![]() |
Young Father Maurice Lamoreaux’s emotional shell breaks open to the feminine beauty of Italy’s sister cities—Rome, Florence, and Venice—when he consents to accompany an ex-student and his father on a holiday tour. Jim’s wife left him and his son Cam just before the family vacation, and Jim feels Father Maurice will be a good companion for Cam at this confusing juncture in their lives. Cam is not only grappling with his mother’s sudden absence but also with his sexual identity as a young gay man about to enter college. Enthralled by his perception of the three sister cities as women who share their secrets with him, Father Maurice is also drawn to Isabelle, a perceptive young photographer and dominatrix with a dark past who understands the unexplored regions of the clergyman’s life. Each broken member of the tour experiences what these cities offer in the way of solace and transformation, bolstered by Italy’s delicious cuisine and fine wine.

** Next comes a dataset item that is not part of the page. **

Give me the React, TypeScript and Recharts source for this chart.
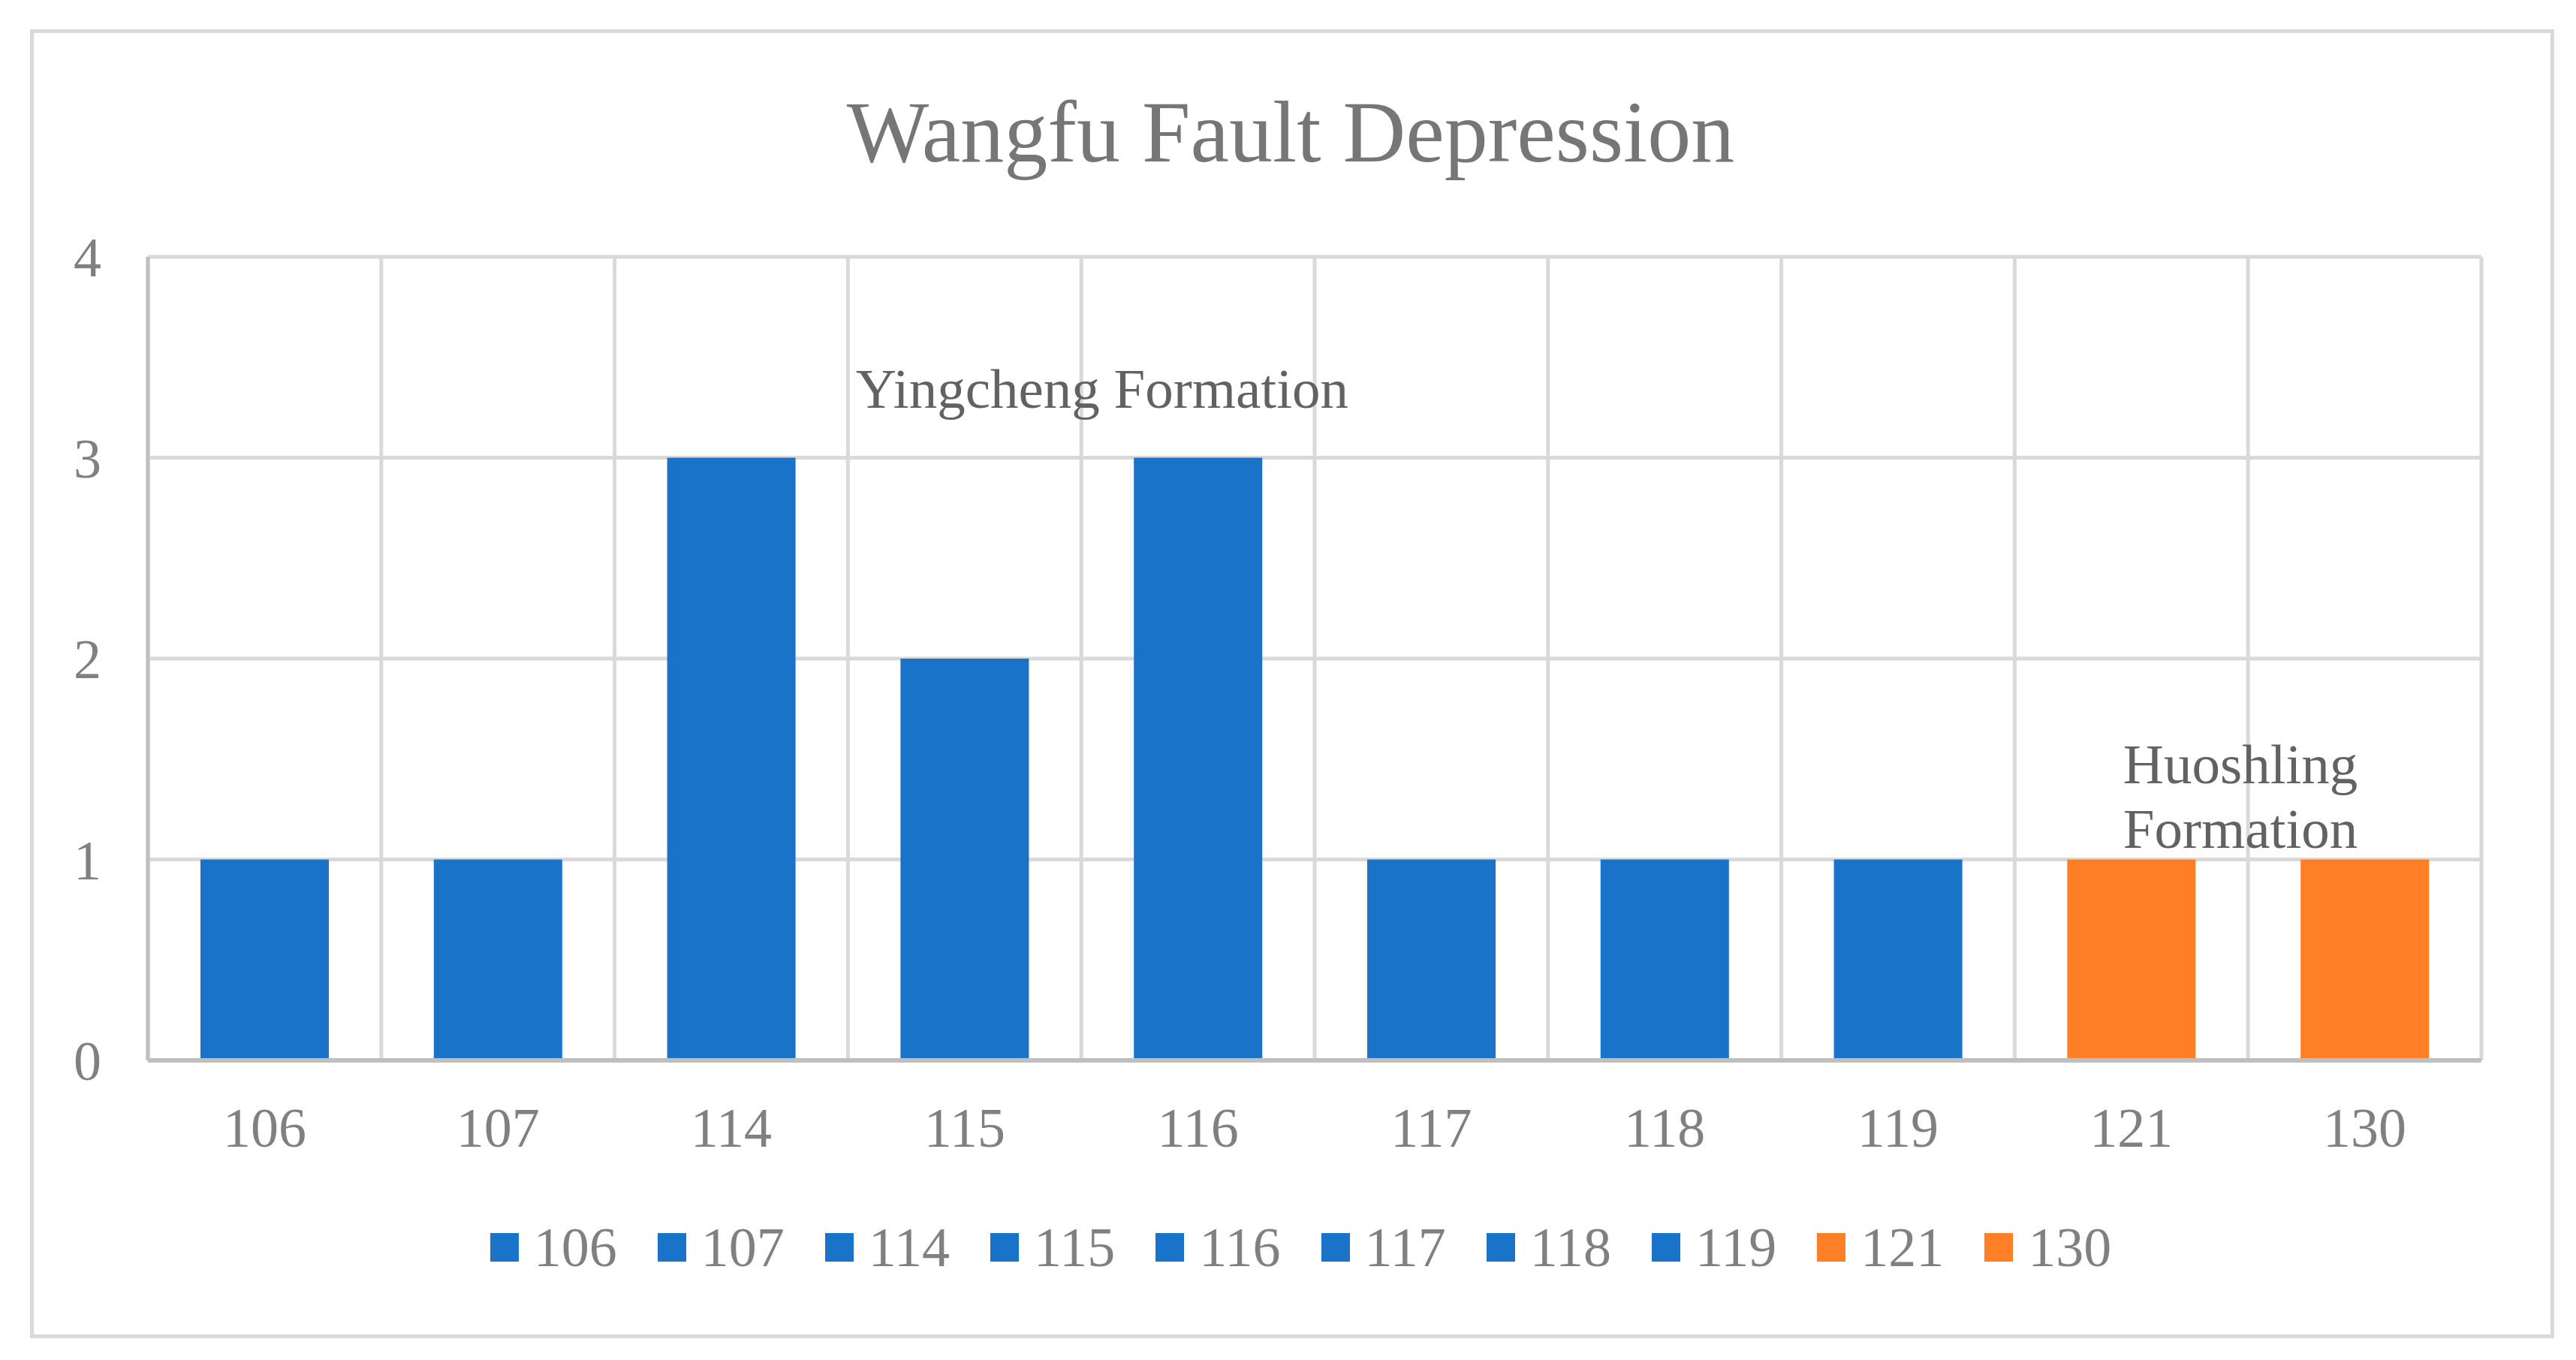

Zultowski’s lush, lyrical prose offers observations that can only emerge from the philosophical exploration of metaphor and poetics. He manages to keep the story meandering in a relaxed, though cerebral, way as the tourists observe one another while experiencing the discretely different cities. The emotional stew created between the lines is anything but bland or sunny. The story arc rises like steam from a slow-cooking kettle until the boiling point of a perhaps inevitable denouement explodes. The travelers all experience personal epiphanies as people often do when leaving their home country behind, but only Jim seems to lose his way with his unresolved anger toward his wife and his deep discomfort with Cam’s blooming sexuality. The novel is at once a coming-of-age story, a family drama, and a suspenseful spiritual mystery that explores faith, love, and physical passion.